Recruiting Female Sailors
Navy Recruiting Command hosted members of the Brazilian navy Friday to discuss the challenges and success stories of recruiting female sailors into shipboard operational activities.
Navy Recruiting Command hosts Brazilian navy
Navy Recruiting Command hosted members of the Brazilian navy Friday to discuss the challenges and success stories of recruiting female sailors.
Brazilian navy Director of Navy Education Vice Adm. Leonardo Puntel, met with Rear Adm. Earl Gay, commander, Navy recruiting command, and key members of Gay’s staff during one stop on Puntel’s week-long trip visiting various U.S. Navy commands with a focus on how Brazil can further integrate females into its navy.
While the Brazilian navy has employed females in shore-based duties, they are now beginning to work towards fully integrating women into shipboard operational activities.
Puntel was briefed on U.S. Navy marketing campaigns and training geared specifically with the goal of better recruiting high-quality female sailors.

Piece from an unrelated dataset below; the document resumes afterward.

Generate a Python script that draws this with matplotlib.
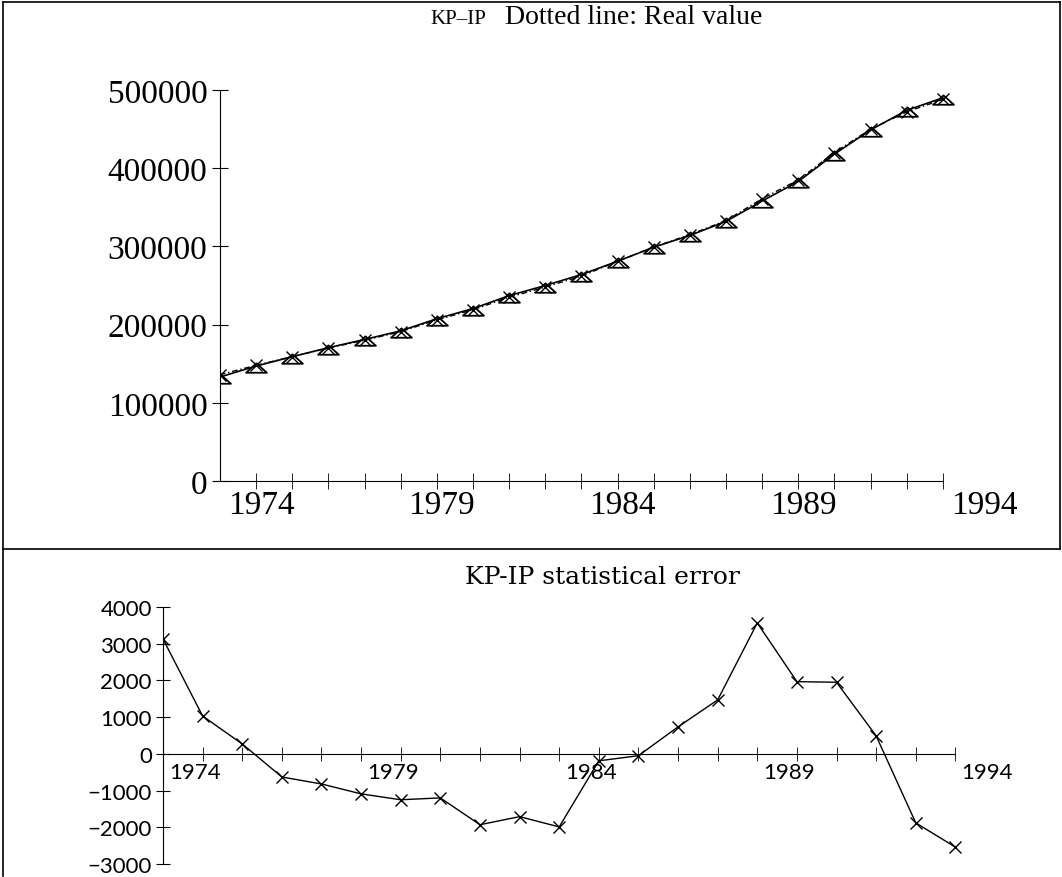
import matplotlib
matplotlib.use("Agg")
import matplotlib.pyplot as plt
import matplotlib.transforms as mtransforms
from matplotlib.path import Path
import numpy as np

# KP-IP series, 1973-1993
years = list(range(1973, 1994))
fitted = [133000, 147000, 159000, 170500, 181000, 192000, 207500, 220500,
          237000, 250000, 264000, 281000, 299000, 314000, 332000, 358000,
          383000, 418000, 449000, 474000, 490000]
real = [136000, 148000, 159000, 170000, 180000, 191000, 206000, 219000,
        235000, 248000, 262000, 281000, 299000, 315000, 333000, 361000,
        385000, 420000, 450000, 472000, 488000]
# statistical error
error = [3130, 1030, 270, -630, -820, -1090, -1250, -1200, -1930, -1710,
         -1990, -190, -50, 735, 1470, 3565, 1967, 1950, 490, -1880, -2540]

label_years = [1974, 1979, 1984, 1989, 1994]
top_yticks = [0, 100000, 200000, 300000, 400000, 500000]
bottom_yticks = [-3000, -2000, -1000, 0, 1000, 2000, 3000, 4000]

W, H = 1062, 878
fig = plt.figure(figsize=(W / 100, H / 100), dpi=100)

# flat triangle with its apex close to the data point
tri = Path([(0, 0.3), (-1.0, -0.6), (1.0, -0.6), (0, 0.3)],
           [Path.MOVETO, Path.LINETO, Path.LINETO, Path.CLOSEPOLY])


def px_axes(x0, x1, y0, y1):
    # axes from pixel box (left, right, top, bottom)
    return fig.add_axes([x0 / W, 1 - y1 / H, (x1 - x0) / W, (y1 - y0) / H])


def style_axis(ax, x_end, ylo, yhi, tick_len, font, size, xshift):
    ax.set_xlim(1973, 1994)
    ax.set_ylim(ylo, yhi)
    for s in ("top", "right"):
        ax.spines[s].set_visible(False)
    ax.spines["bottom"].set_bounds(1973, x_end)
    ax.spines["left"].set_bounds(ylo, yhi)
    ax.set_xticks(label_years)
    ax.set_xticks(years[1:], minor=True)
    ax.xaxis.remove_overlapping_locs = False
    ax.tick_params(axis="x", which="major", length=0, pad=6)
    ax.tick_params(axis="x", which="minor", direction="inout", length=tick_len)
    ax.tick_params(axis="y", direction="inout", length=tick_len, pad=3)
    for lab in ax.get_xticklabels() + ax.get_yticklabels():
        lab.set_fontfamily(font)
        lab.set_fontsize(size)
    off = mtransforms.ScaledTranslation(xshift / 100, 0, fig.dpi_scale_trans)
    for lab in ax.get_xticklabels():
        lab.set_transform(lab.get_transform() + off)


# upper panel: fitted and real values
ax1 = px_axes(220, 979, 91, 482)
ax1.plot(years, fitted, color="black", lw=1.2, marker=tri, ms=15,
         mfc="none", mec="black", mew=1.3, zorder=3)
ax1.plot(years, real, color="black", lw=1.0, ls=(0, (4, 2, 1, 2)),
         marker="x", ms=8, mew=1.0, zorder=4)
ax1.set_yticks(top_yticks)
ax1.set_yticklabels([str(v) for v in top_yticks])
style_axis(ax1, 1993, 0, 500000, 12, ["Liberation Serif"], 24, 5)

fig.text(430 / W, 1 - 19 / H, "KP\u2013IP", fontfamily="Liberation Serif",
         fontsize=15, va="center", ha="left")
fig.text(505 / W, 1 - 18 / H, "Dotted line: Real value",
         fontfamily="Liberation Serif", fontsize=20, va="center", ha="left")

# lower panel: statistical error
ax2 = px_axes(163, 995, 608, 865)
ax2.plot(years, error, color="black", lw=1.0, marker="x", ms=8, mew=1.0)
ax2.spines["bottom"].set_position(("data", 0))
ax2.set_yticks(bottom_yticks)
style_axis(ax2, 1993, -3000, 4000, 10, ["Lato", "DejaVu Sans"], 16, -8)

fig.text(602 / W, 1 - 578 / H, "KP-IP statistical error",
         fontfamily="DejaVu Serif", fontsize=18, va="center", ha="center")

# frame lines around the panels
for line in ([3, 3], [3, H - 1]), ([3, W - 2], [3, 3]), ([W - 2, W - 2], [3, 550]), ([3, W - 2], [550, 550]):
    xs = [v / W for v in line[0]]
    ys = [1 - v / H for v in line[1]]
    fig.add_artist(plt.Line2D(xs, ys, color="black", lw=1.2))

fig.savefig("out.png", dpi=100)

Females comprise about 16 percent of the U.S. Navy’s population. Up to 25 percent of the annual recruiting goals, however, are for women, so this increase in female recruiting will lead to an increased female population within the ranks over the coming years.

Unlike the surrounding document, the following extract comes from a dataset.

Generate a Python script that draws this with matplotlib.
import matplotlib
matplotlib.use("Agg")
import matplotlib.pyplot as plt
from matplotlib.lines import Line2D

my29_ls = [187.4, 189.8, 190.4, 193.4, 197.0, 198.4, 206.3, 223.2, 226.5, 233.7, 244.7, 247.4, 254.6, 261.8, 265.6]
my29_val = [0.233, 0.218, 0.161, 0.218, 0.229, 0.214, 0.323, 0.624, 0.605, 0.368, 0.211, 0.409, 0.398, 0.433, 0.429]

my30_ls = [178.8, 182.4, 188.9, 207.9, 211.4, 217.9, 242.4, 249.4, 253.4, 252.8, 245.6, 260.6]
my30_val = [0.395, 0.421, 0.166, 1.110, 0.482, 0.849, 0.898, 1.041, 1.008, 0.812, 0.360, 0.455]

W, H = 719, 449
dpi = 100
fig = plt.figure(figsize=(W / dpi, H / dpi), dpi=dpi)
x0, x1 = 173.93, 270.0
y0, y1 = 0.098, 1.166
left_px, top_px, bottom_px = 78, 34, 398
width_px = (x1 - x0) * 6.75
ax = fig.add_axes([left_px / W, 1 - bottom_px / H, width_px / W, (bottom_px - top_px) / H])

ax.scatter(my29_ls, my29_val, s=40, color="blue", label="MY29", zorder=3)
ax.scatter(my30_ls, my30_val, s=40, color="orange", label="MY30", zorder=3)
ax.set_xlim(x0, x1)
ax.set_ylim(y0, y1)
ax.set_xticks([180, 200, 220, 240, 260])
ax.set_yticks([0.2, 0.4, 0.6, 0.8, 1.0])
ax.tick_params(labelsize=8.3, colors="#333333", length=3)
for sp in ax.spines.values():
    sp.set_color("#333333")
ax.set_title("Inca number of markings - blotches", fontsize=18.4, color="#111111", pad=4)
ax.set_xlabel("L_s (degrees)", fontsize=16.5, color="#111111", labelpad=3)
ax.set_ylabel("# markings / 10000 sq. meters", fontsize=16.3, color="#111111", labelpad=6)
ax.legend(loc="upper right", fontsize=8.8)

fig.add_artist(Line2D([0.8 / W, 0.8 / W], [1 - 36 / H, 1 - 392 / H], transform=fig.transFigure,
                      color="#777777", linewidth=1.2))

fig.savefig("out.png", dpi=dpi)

Propensity for women to join the U.S. Navy has decreased in the last four years. Some of the reasons cited include wanting a family or going to college. Females also identified concerns about the Navy being a male-dominated organization.
“The challenge is to show the women that there is a place for them in the Navy,” Cdr. Brent Phillips, director of marketing and advertising, NRC, told Pantel.
During the brief, NRC staff members discussed how nearly all job fields in the U.S. Navy are now open to females providing all the opportunities for a successful career that males have.
The staff also addressed the concerns about having a family discussing topics such as dual military co-location, family care plans, and current tests with career sabbaticals.
“We not only have successful careers, but we also have children,” said Cmdr. Carol Kushmier, director of training and quality assurance, NRC.
Kushmier spoke to the need for recruiters to not just recruit women but the entire family as research indicates that females are influenced by their families on the decision to join more so than males.
Members also discussed that creating propensity to join starts well before females enter the primary target market ages of 17-24.
“You have to go out and reach them when they are 8 years old, so they have something to dream about,” said Gay.
“You need the pioneers,” said Capt. Patrick Kennedy, Defense Attaché Office at the U.S. Embassy in Brazil, told Puntel. “You need women who are already leading and hard-charging.”
Navy Recruiting Command consists of a command headquarters, two Navy Recruiting Regions and 26 Navy Recruiting Districts which serve hundreds of recruiting stations across the country.
With 70 percent of the world covered in ocean, 80 percent of the world’s population living near coasts and 90 percent of the world’s commerce traveling by water, America’s Navy continues to be forward deployed as a global force for good. Navy Recruiting Command’s mission is to recruit the best men and women for America’s Navy to accomplish today’s missions and meet tomorrow’s challenges.